__To do__: Go through the data and copy every line exactly, but not the images.

__Stored data__:
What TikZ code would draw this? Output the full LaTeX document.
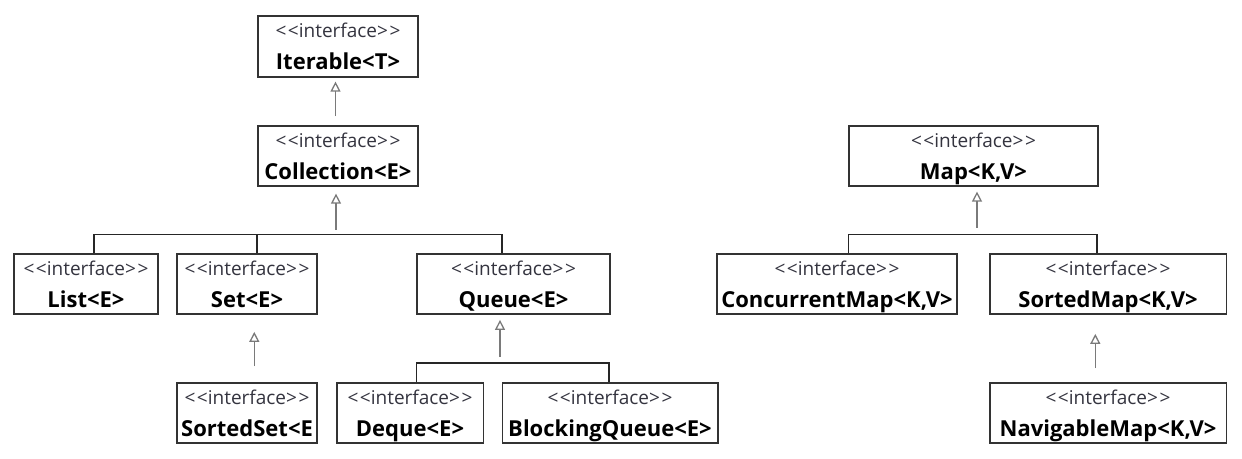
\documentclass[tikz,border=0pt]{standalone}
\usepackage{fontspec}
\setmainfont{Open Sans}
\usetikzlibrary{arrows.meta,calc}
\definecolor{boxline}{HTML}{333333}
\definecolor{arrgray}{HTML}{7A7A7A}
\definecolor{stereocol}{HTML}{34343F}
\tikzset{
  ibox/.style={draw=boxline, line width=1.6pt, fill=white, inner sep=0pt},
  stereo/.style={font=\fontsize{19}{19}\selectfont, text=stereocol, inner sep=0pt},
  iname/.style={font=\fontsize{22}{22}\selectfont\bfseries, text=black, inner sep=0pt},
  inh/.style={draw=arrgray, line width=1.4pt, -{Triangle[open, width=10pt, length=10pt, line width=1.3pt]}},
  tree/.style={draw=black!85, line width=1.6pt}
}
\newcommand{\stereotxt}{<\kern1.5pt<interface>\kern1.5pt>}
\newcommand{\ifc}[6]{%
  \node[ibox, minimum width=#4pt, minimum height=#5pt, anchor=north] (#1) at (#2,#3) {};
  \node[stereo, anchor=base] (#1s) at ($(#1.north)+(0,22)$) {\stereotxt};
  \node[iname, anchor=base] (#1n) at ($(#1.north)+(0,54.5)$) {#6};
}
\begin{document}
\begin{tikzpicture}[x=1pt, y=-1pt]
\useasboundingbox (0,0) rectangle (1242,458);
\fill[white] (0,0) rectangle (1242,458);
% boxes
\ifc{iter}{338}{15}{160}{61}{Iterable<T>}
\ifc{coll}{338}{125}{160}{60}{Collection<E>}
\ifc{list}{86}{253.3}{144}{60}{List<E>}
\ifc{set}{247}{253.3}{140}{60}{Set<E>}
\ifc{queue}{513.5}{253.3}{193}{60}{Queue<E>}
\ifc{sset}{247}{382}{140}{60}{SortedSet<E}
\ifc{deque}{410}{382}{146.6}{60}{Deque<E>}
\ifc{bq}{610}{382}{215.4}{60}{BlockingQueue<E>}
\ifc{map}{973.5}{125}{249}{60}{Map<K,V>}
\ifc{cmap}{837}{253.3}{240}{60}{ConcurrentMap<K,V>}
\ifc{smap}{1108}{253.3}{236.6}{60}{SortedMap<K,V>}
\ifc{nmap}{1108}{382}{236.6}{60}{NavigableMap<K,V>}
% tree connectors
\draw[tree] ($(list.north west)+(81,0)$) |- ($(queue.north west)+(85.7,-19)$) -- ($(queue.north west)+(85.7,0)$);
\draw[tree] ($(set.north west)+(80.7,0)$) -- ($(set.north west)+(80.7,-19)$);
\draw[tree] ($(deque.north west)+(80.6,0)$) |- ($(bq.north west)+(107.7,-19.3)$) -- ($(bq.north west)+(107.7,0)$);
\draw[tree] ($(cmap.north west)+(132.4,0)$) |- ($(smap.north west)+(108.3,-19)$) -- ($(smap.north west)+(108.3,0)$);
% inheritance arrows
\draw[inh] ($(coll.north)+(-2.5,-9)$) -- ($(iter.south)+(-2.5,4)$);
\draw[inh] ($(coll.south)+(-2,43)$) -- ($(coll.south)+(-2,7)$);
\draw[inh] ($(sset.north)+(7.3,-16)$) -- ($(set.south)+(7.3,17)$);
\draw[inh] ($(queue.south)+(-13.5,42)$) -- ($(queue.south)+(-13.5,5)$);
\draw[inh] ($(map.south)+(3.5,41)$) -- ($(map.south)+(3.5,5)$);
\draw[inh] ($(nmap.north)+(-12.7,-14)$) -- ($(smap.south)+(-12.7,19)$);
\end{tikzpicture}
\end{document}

__Answer__:
What TikZ code would draw this? Output the full LaTeX document.
\documentclass[tikz,border=0pt]{standalone}
\usepackage{fontspec}
\setmainfont{Open Sans}
\usetikzlibrary{arrows.meta,calc}
\definecolor{boxline}{HTML}{333333}
\definecolor{arrgray}{HTML}{7A7A7A}
\definecolor{stereocol}{HTML}{34343F}
\tikzset{
  ibox/.style={draw=boxline, line width=1.6pt, fill=white, inner sep=0pt},
  stereo/.style={font=\fontsize{19}{19}\selectfont, text=stereocol, inner sep=0pt},
  iname/.style={font=\fontsize{22}{22}\selectfont\bfseries, text=black, inner sep=0pt},
  inh/.style={draw=arrgray, line width=1.4pt, -{Triangle[open, width=10pt, length=10pt, line width=1.3pt]}},
  tree/.style={draw=black!85, line width=1.6pt}
}
\newcommand{\stereotxt}{<\kern1.5pt<interface>\kern1.5pt>}
\newcommand{\ifc}[6]{%
  \node[ibox, minimum width=#4pt, minimum height=#5pt, anchor=north] (#1) at (#2,#3) {};
  \node[stereo, anchor=base] (#1s) at ($(#1.north)+(0,22)$) {\stereotxt};
  \node[iname, anchor=base] (#1n) at ($(#1.north)+(0,54.5)$) {#6};
}
\begin{document}
\begin{tikzpicture}[x=1pt, y=-1pt]
\useasboundingbox (0,0) rectangle (1242,458);
\fill[white] (0,0) rectangle (1242,458);
% boxes
\ifc{iter}{338}{15}{160}{61}{Iterable<T>}
\ifc{coll}{338}{125}{160}{60}{Collection<E>}
\ifc{list}{86}{253.3}{144}{60}{List<E>}
\ifc{set}{247}{253.3}{140}{60}{Set<E>}
\ifc{queue}{513.5}{253.3}{193}{60}{Queue<E>}
\ifc{sset}{247}{382}{140}{60}{SortedSet<E}
\ifc{deque}{410}{382}{146.6}{60}{Deque<E>}
\ifc{bq}{610}{382}{215.4}{60}{BlockingQueue<E>}
\ifc{map}{973.5}{125}{249}{60}{Map<K,V>}
\ifc{cmap}{837}{253.3}{240}{60}{ConcurrentMap<K,V>}
\ifc{smap}{1108}{253.3}{236.6}{60}{SortedMap<K,V>}
\ifc{nmap}{1108}{382}{236.6}{60}{NavigableMap<K,V>}
% tree connectors
\draw[tree] ($(list.north west)+(81,0)$) |- ($(queue.north west)+(85.7,-19)$) -- ($(queue.north west)+(85.7,0)$);
\draw[tree] ($(set.north west)+(80.7,0)$) -- ($(set.north west)+(80.7,-19)$);
\draw[tree] ($(deque.north west)+(80.6,0)$) |- ($(bq.north west)+(107.7,-19.3)$) -- ($(bq.north west)+(107.7,0)$);
\draw[tree] ($(cmap.north west)+(132.4,0)$) |- ($(smap.north west)+(108.3,-19)$) -- ($(smap.north west)+(108.3,0)$);
% inheritance arrows
\draw[inh] ($(coll.north)+(-2.5,-9)$) -- ($(iter.south)+(-2.5,4)$);
\draw[inh] ($(coll.south)+(-2,43)$) -- ($(coll.south)+(-2,7)$);
\draw[inh] ($(sset.north)+(7.3,-16)$) -- ($(set.south)+(7.3,17)$);
\draw[inh] ($(queue.south)+(-13.5,42)$) -- ($(queue.south)+(-13.5,5)$);
\draw[inh] ($(map.south)+(3.5,41)$) -- ($(map.south)+(3.5,5)$);
\draw[inh] ($(nmap.north)+(-12.7,-14)$) -- ($(smap.south)+(-12.7,19)$);
\end{tikzpicture}
\end{document}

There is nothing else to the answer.